How to achieve exactly-once in Cassandra when stream processing?

187 views Asked by At

I have a Cassandra table which looks like this

CREATE TABLE tmp.inventory (
    t_id text,
    is_available boolean,
    modified_at bigint,
    price double,
    available_units bigint,
    PRIMARY KEY(t_id, modified_at)
) WITH CLUSTERING ORDER BY (modified_at);

I have a streaming pipeline which updates the items in Cassandra. The streaming pipeline is checkpointed at an interval. So when the pipeline fails, it will re-process the source data since last successful checkpoint. And when it re-processes after a failure, it will try to overwrite data in Cassandra which were successfully written already (i.e. after last successful checkpoint but before failure). I was thinking of leveraging the modified_at column to achieve this. Something like

UPDATE tmp.inventory SET is_available = ? WHERE t_id = ? AND modified_at < ?

This is me trying to do the update only if the modified_at in Cassandra is lesser than the modified_at in the pipeline. However, this throws InvalidQueryException: Slice restrictions are not supported on the clustering columns in UPDATE statements

I though IF condition can help in this case.

UPDATE tmp.inventory SET is_available = ? WHERE t_id = ? IF modified_at < ?

but this throws InvalidQueryException: PRIMARY KEY column 'modified_at' cannot have IF conditions

So what would be the ideal way to handle this?

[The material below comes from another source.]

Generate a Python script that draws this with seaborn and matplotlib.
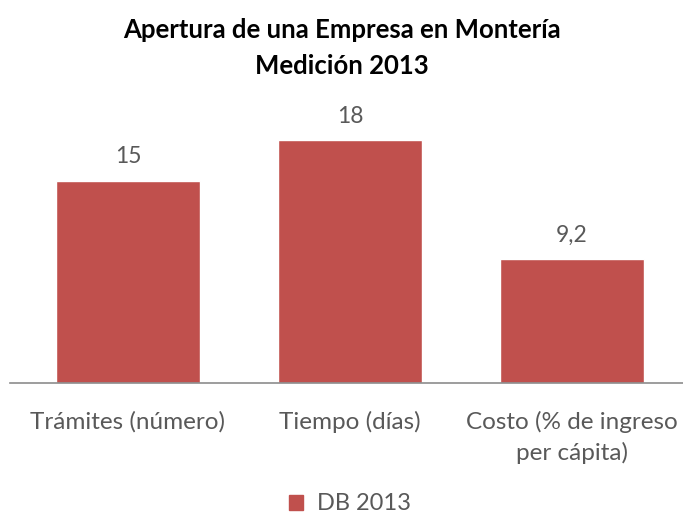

Edit If I'm only having these fields in this table, then re-processing the events may not be that big of a problem, as it will eventually become consistent as and when the pipeline catches up to the live stream but say there is another streaming job which updates the same table with current price, available units, etc. In that case, if one of the job fails and re-starts, the table could be in an in-consistent state.

1

There are 1 answers

0
Alex Ott On

To avoid the situation when one thread can write older data after another thread already inserted the newer data you can use the USING TIMESTAMP when doing INSERT or UPDATE (in Cassandra anything is UPSERT anyway, so using INSERT could be easier from syntax perspective, imho). The idea is that you explicitly specify the timestamp of the record, so when another thread inserts older data later than previous thread the data will be inserted, but they won't win because Cassandra uses timestamp (explicitly specified) to detect the latest version. Something like this:

INSERT INTO tmp.inventory (t_id, is_available, modified_at)
  VALUES (?, ?,?)
  USING TIMESTAMP <modified_at*1000>

The only thing to remember is that value specified in the USING TIMESTAMP uses the microseconds instead of milliseconds, and you need to calculate the value of <modified_at*1000> - you can't use expression there (here it's just for example).